El votante, sin duda, es el epicentro democrático, eje central sin el cual no funciona la democracia.  Atentos a ese electorado viven los políticos.  El candidato moldea ideologías, modifica programas y cambia propuestas para seducir al electorado. En esa tarea no hay verdad, ni mentira, ni consideraciones morales. Esta es una realidad prevaleciente en las democracias de occidente.

Por eso, ante la cercanía de unas elecciones, las masas, y los esfuerzos para manipularlas, superan propuestas programáticas, opinión pública, críticas de intelectuales o de colectivos religiosos.  Estas tienen un valor efímero mientras se sopesa el sentir de la militancia y las herramientas de persuasión de que disponen.

Si en un momento determinado, el aspirante se convence – a través de encuestas y de sus estrategas – que puede asegurarse una mayoría, desdeñará cualquier opinión contraria y se olvidará del futuro de la nación. Hará caso omiso. Se llevará de encuentro a todo el que trate de atajarlo.

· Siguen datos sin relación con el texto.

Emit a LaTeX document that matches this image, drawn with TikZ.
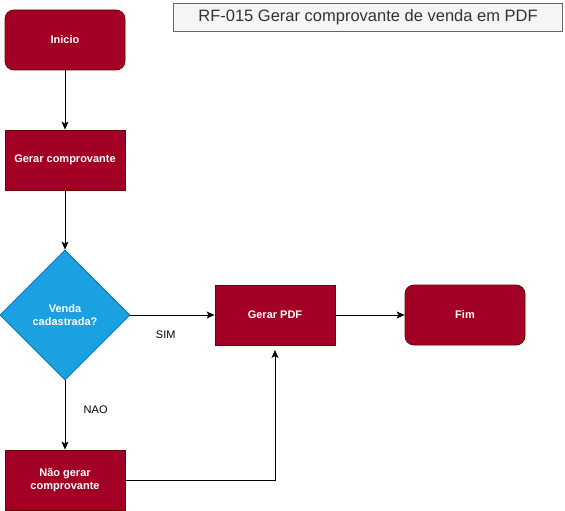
\documentclass[tikz,border=0pt]{standalone}
\usepackage{fontspec}
\setmainfont{Liberation Sans}
\usetikzlibrary{shapes.geometric,arrows.meta}
\definecolor{boxred}{HTML}{A20025}
\definecolor{boxredline}{HTML}{6F0000}
\definecolor{decblue}{HTML}{1BA1E2}
\definecolor{decblueline}{HTML}{006EAF}
\definecolor{titlefill}{HTML}{F5F5F5}
\definecolor{titleline}{HTML}{666666}
\definecolor{titletext}{HTML}{333333}
\tikzset{
  procbox/.style={draw=boxredline, fill=boxred, text=white, minimum width=120pt, minimum height=60pt, inner sep=2pt, align=center, font=\fontsize{11}{13}\selectfont\bfseries, line width=0.8pt},
  termbox/.style={procbox, rounded corners=9pt},
  decbox/.style={draw=decblueline, fill=decblue, text=white, diamond, aspect=1, minimum width=130pt, minimum height=130pt, inner sep=0pt, align=center, font=\fontsize{11}{13}\selectfont\bfseries, line width=0.8pt},
  conn/.style={draw=black, line width=0.8pt, -{Stealth[length=8pt,width=7pt,inset=2pt]}},
  lbl/.style={font=\fontsize{11}{13}\selectfont, text=black},
  titlebox/.style={draw=titleline, fill=titlefill, text=titletext, font=\fontsize{16.5}{19}\selectfont, minimum width=389pt, minimum height=28pt, inner sep=0pt, line width=0.8pt}
}
\begin{document}
\begin{tikzpicture}[x=1pt,y=-1pt]
\useasboundingbox (0,0) rectangle (565,511);
\node[titlebox] (title) at (368,17) {RF-015 Gerar comprovante de venda em PDF};
\node[termbox] (inicio) at (65,40) {Inicio};
\node[procbox] (gerarc) at (65,160) {Gerar comprovante};
\node[decbox] (venda) at (65,315) {Venda\\cadastrada?};
\node[procbox] (pdf) at (275,315) {Gerar PDF};
\node[termbox] (fim) at (465,315) {Fim};
\node[procbox] (naog) at (65,480) {Não gerar\\comprovante};
\coordinate (pdfin) at (275,350);
\draw[conn] (inicio) -- (gerarc);
\draw[conn] (gerarc) -- (venda);
\draw[conn] (venda) -- node[lbl, pos=0.42, below=12pt] (sim) {SIM} (pdf);
\draw[conn] (pdf) -- (fim);
\draw[conn] (venda) -- node[lbl, pos=0.43, right=15pt] (nao) {NAO} (naog);
\draw[conn] (naog.east) -| (pdfin);
\end{tikzpicture}
\end{document}
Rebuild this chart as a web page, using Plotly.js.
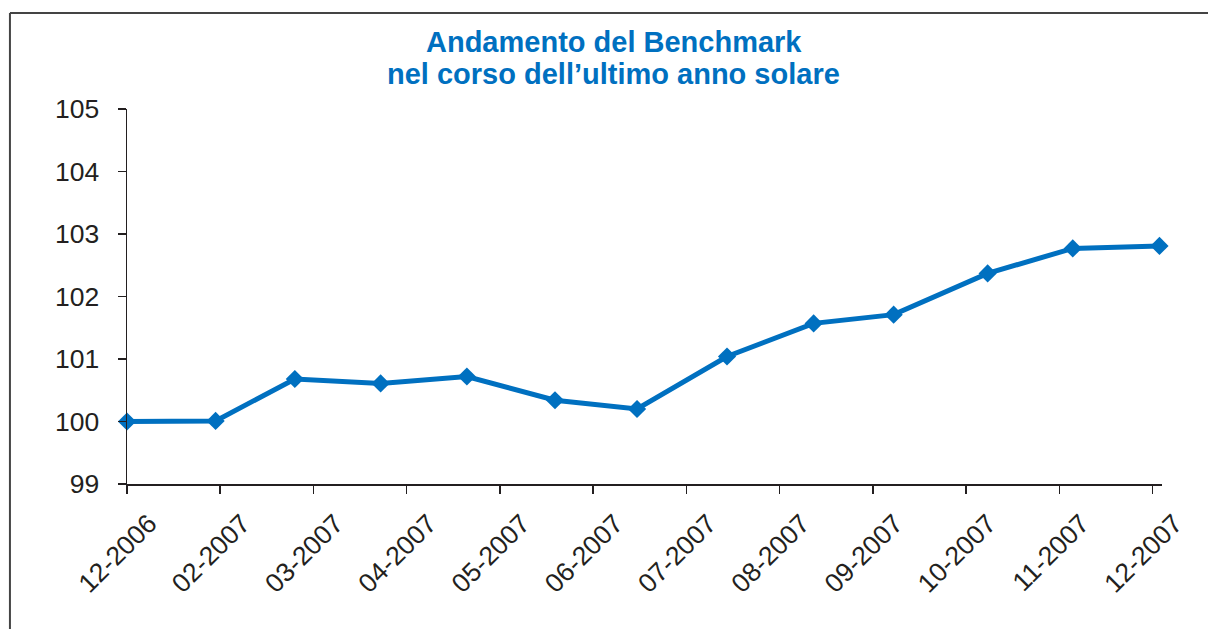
<!DOCTYPE html>
<html>
<head>
<meta charset="utf-8">
<script src="https://cdn.plot.ly/plotly-3.0.1.min.js"></script>
<style>
  html, body { margin: 0; padding: 0; background: #ffffff; }
  #chart { width: 1208px; height: 629px; }
</style>
</head>
<body>
<div id="chart"></div>
<script>
// Tick labels of the x axis and their positions (in month-tick units)
const tickLabels = ['12-2006','02-2007','03-2007','04-2007','05-2007','06-2007',
                    '07-2007','08-2007','09-2007','10-2007','11-2007','12-2007'];
const tickPositions = [0,1,2,3,4,5,6,7,8,9,10,11];

const obsPositions = [0, 0.95, 1.80, 2.72, 3.645, 4.59, 5.47, 6.435, 7.364, 8.222, 9.23, 10.143, 11.073];
// Benchmark values
const benchmark = [100.00, 100.01, 100.68, 100.61, 100.72, 100.34, 100.20, 101.04, 101.57, 101.71, 102.37, 102.77, 102.81];

const titleLine1 = 'Andamento del Benchmark';
const titleLine2 = 'nel corso dell\u2019ultimo anno solare';

const blue = '#0070c0';
const ink = '#231f20';
const fontFam = 'Liberation Sans, Arial, Helvetica, sans-serif';

const trace = {
  x: obsPositions,
  y: benchmark,
  type: 'scatter',
  mode: 'lines+markers',
  line: { color: blue, width: 5 },
  marker: { symbol: 'diamond', size: 14, color: blue },
  cliponaxis: false,
  hoverinfo: 'x+y'
};

const layout = {
  width: 1208,
  height: 629,
  margin: { l: 127, r: 46, t: 109, b: 145, pad: 0 },
  paper_bgcolor: '#ffffff',
  plot_bgcolor: '#ffffff',
  showlegend: false,
  font: { family: fontFam, color: ink, size: 26 },
  xaxis: {
    type: 'linear',
    range: [0, 11.1],
    tickmode: 'array',
    tickvals: tickPositions,
    ticktext: tickLabels,
    tickangle: -45,
    showgrid: false,
    zeroline: false,
    showline: true,
    linecolor: ink,
    linewidth: 1.5,
    ticks: 'outside',
    ticklen: 8,
    tickwidth: 1.5,
    tickcolor: ink,
    ticklabelshift: 22,
    ticklabelstandoff: 4,
    tickfont: { family: fontFam, size: 26.5, color: ink },
    fixedrange: true
  },
  yaxis: {
    range: [99, 105],
    tickmode: 'linear',
    tick0: 99,
    dtick: 1,
    showgrid: false,
    zeroline: false,
    showline: true,
    linecolor: ink,
    linewidth: 1.5,
    ticks: 'outside',
    ticklen: 8,
    tickwidth: 1.5,
    tickcolor: ink,
    ticklabelstandoff: 13,
    tickfont: { family: fontFam, size: 26.5, color: ink },
    fixedrange: true
  },
  annotations: [
    {
      text: '<b>' + titleLine1 + '</b>',
      xref: 'paper', yref: 'paper',
      x: 0.4705, y: 1.18,
      xanchor: 'center', yanchor: 'middle',
      showarrow: false,
      font: { family: fontFam, size: 29, color: blue }
    },
    {
      text: '<b>' + titleLine2 + '</b>',
      xref: 'paper', yref: 'paper',
      x: 0.4705, y: 1.094,
      xanchor: 'center', yanchor: 'middle',
      showarrow: false,
      font: { family: fontFam, size: 29, color: blue }
    }
  ],
  shapes: [
    { type: 'line', xref: 'paper', yref: 'paper', x0: -0.1131, x1: 1.05, y0: 1.2558, y1: 1.2558,
      line: { color: '#444444', width: 2 } },
    { type: 'line', xref: 'paper', yref: 'paper', x0: -0.1131, x1: -0.1131, y0: 1.2558, y1: -0.4,
      line: { color: '#444444', width: 2 } }
  ]
};

Plotly.newPlot('chart', [trace], layout, { displayModeBar: false, staticPlot: true });
</script>
</body>
</html>
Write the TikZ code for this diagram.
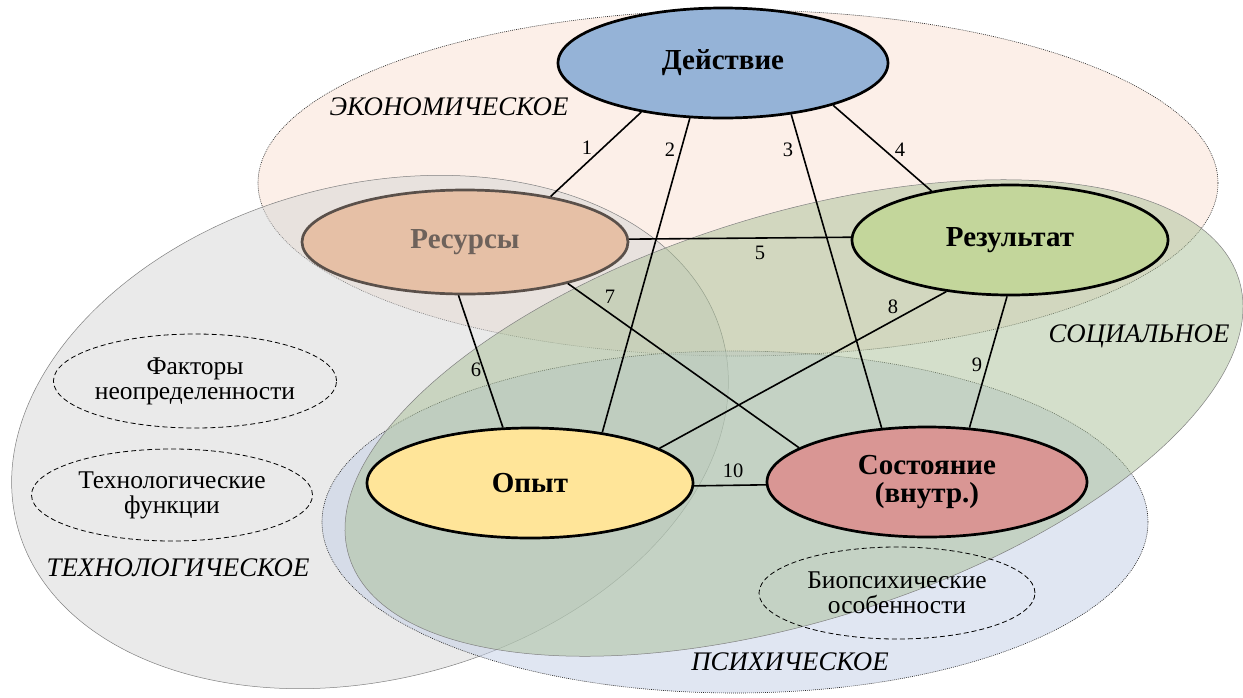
\documentclass[tikz,border=0pt]{standalone}
\usepackage{fontspec}
\setmainfont{Liberation Serif}
\usetikzlibrary{shapes.geometric}

% sphere fills (used with half opacity)
\definecolor{ecoC}{RGB}{251,225,211}
\definecolor{techC}{RGB}{214,214,214}
\definecolor{socC}{RGB}{170,192,152}
\definecolor{psyC}{RGB}{195,207,231}
% core notions
\definecolor{actC}{RGB}{149,179,215}
\definecolor{resC}{RGB}{230,192,166}
\definecolor{resD}{RGB}{90,80,74}
\definecolor{resT}{RGB}{110,98,91}
\definecolor{outC}{RGB}{195,214,155}
\definecolor{expC}{RGB}{255,229,153}
\definecolor{staC}{RGB}{217,150,148}

\tikzset{
  sphere/.style={fill opacity=0.5, draw opacity=1},
  dotline/.style={draw=black!85, line width=0.6pt, dash pattern=on 0.9pt off 1.1pt},
  thinline/.style={draw=black!50, line width=0.5pt},
  core/.style={ellipse, draw=black, line width=2.7pt, inner sep=0pt, align=center,
    font=\bfseries\fontsize{29}{28}\selectfont},
  factor/.style={ellipse, draw=black, line width=0.8pt, dash pattern=on 5pt off 3pt,
    inner sep=0pt, align=center, font=\fontsize{25.5}{25}\selectfont},
  sphlabel/.style={font=\itshape\fontsize{26.8}{28}\selectfont},
  link/.style={draw=black, line width=1.6pt},
  num/.style={font=\fontsize{20.5}{22}\selectfont, inner sep=0pt}
}

\begin{document}
\begin{tikzpicture}[x=1pt, y=-1pt]
\useasboundingbox (0,0) rectangle (1243,697);
\fill[white] (0,0) rectangle (1243,697);

% spheres of activity
\path[sphere, fill=ecoC, dotline] (738,183) ellipse [x radius=480pt, y radius=173pt];
\path[sphere, fill=techC, thinline, rotate around={15:(370,432)}]
  (370,432) ellipse [x radius=365pt, y radius=247pt];
\path[sphere, fill=psyC, dotline] (735,522) ellipse [x radius=413pt, y radius=171pt];
\path[sphere, fill=socC, thinline, rotate around={17.3:(794,418)}]
  (794,418) ellipse [x radius=466pt, y radius=203pt];

% sphere names
\node[sphlabel] (leco) at (449,107) {ЭКОНОМИЧЕСКОЕ};
\node[sphlabel] (lsoc) at (1139,336) {СОЦИАЛЬНОЕ};
\node[sphlabel] (ltech) at (178,568) {ТЕХНОЛОГИЧЕСКОЕ};
\node[sphlabel] (lpsy) at (790,662) {ПСИХИЧЕСКОЕ};

% factors
\node[factor, minimum width=280pt, minimum height=94pt] (unc) at (195,381)
  {Факторы\\неопределенности};
\node[factor, minimum width=281pt, minimum height=92pt] (techf) at (172,495)
  {Технологические\\функции};
\node[factor, minimum width=276pt, minimum height=92pt] (bio) at (897,593)
  {Биопсихические\\особенности};

% core notions
\node[core, fill=actC, minimum width=330pt, minimum height=110pt] (act) at (723,63) {Действие};
\node[core, fill=resC, draw=resD, text=resT, minimum width=326pt, minimum height=104pt] (res) at (465,242) {Ресурсы};
\node[core, fill=outC, minimum width=316pt, minimum height=110pt] (out) at (1010,240) {Результат};
\node[core, fill=expC, minimum width=326pt, minimum height=110pt] (exp) at (530,483) {Опыт};
\node[core, fill=staC, minimum width=320pt, minimum height=110pt] (sta) at (927,482) {Состояние\\(внутр.)};

% links
\draw[link] (act.-149) -- (res.28);
\draw[link] (act.-121) -- (exp.35);
\draw[link] (act.-37) -- (sta.130);
\draw[link] (act.-21) -- (out.148);
\draw[link] (res.1) -- (out.179);
\draw[link] (res.-97) -- (exp.116);
\draw[link] (res.-22) -- (sta.165);
\draw[link] (out.-141) -- (exp.15);
\draw[link] (out.-93) -- (sta.52);
\draw[link] (exp.-1) -- (sta.181);

% link numbers
\node[num] (n1) at (587,148) {1};
\node[num] (n2) at (670,150) {2};
\node[num] (n3) at (788,150) {3};
\node[num] (n4) at (900,150) {4};
\node[num] (n5) at (760,253) {5};
\node[num] (n6) at (476,370) {6};
\node[num] (n7) at (610,297) {7};
\node[num] (n8) at (893,307) {8};
\node[num] (n9) at (977,365) {9};
\node[num] (n10) at (733,471) {10};
\end{tikzpicture}
\end{document}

El mundo observa incrédulo cómo el presidente de la “gran democracia norteamericana” miente, le importa el disparate, enfrenta poderes del Estado, y viola reglamentos de su investidura. Trump y su partido tienen – así muestran una y otra vez las encuestas – la seguridad que les otorga un 40% del votante americano, que le apoya sin cuestionar su particular y retrógrada forma de gobernar. Satisface un importante segmento de sus compatriotas que podrían ayudar a reelegirlo.

En Estados Unidos no se compra directamente el voto; sí indirectamente, a través de la estabilidad económica. Mueren las ideas y manda el estómago lleno. Fuera de las satisfacciones consumistas, lo demás es “peccata minuta”, cosas sin importancia. Eso es bien conocido por los republicanos. El voto manda, no importa si se hace de gánster o descerebrado. Aquí sucederá lo mismo.

En estas semanas, ha gritado muy alto la sociedad civil y la iglesia contra la reelección, la permanencia del PLD en el poder, y el cumplimiento de los reglamentos electorales (la masa no ha protestado). Pero resulta ser, que si la seguridad de volver a hacerse con el mando la tienen clara los que gobiernan, esas críticas se convierten en necias vocinglerías para ellos. Llueva, truene o relampaguee, intentarán seguir en palacio.

“Una cosa piensa el burro y otra el que lo apareja”. La sociedad dominicana trata de aparejar a un burro que, una vez convencido de adonde quiere y puede ir, comenzará a patear a todo el que le moleste, y trotará relinchando sin sentir el aparejo.

Si los ciudadanos son sobornables, manipulables, apáticos, sin principios, y proclives al caudillismo; y si los estudios y sondeos muestran claramente que estas taras sociales favorecerán al grupo que hoy gobierna, pelearán con trampa y dinero para atraparles el voto.

Esa mezcla de anomia social y corrupción sólo es superable con opositores capaces de convencer al ciudadano de que está en juego el colapso de una democracia que comenzábamos a conseguir colectivamente. Y también la tranquilidad social y económica de por lo menos un par de generaciones.

Pero es muy posible que al votante no le importe lo transcendente, que esté a la merced de los inescrupulosos pragmáticos de la “realpolitik”; dispuestos a quedarse con la presidencia al margen de la constitución y las leyes electorales.  Tristemente, quienes irán a las urnas, “la mayoría”, podrían tan solo estar interesados en un pica-pollo, una cerveza, y un bailecito de bachata. El PLD lo sabe.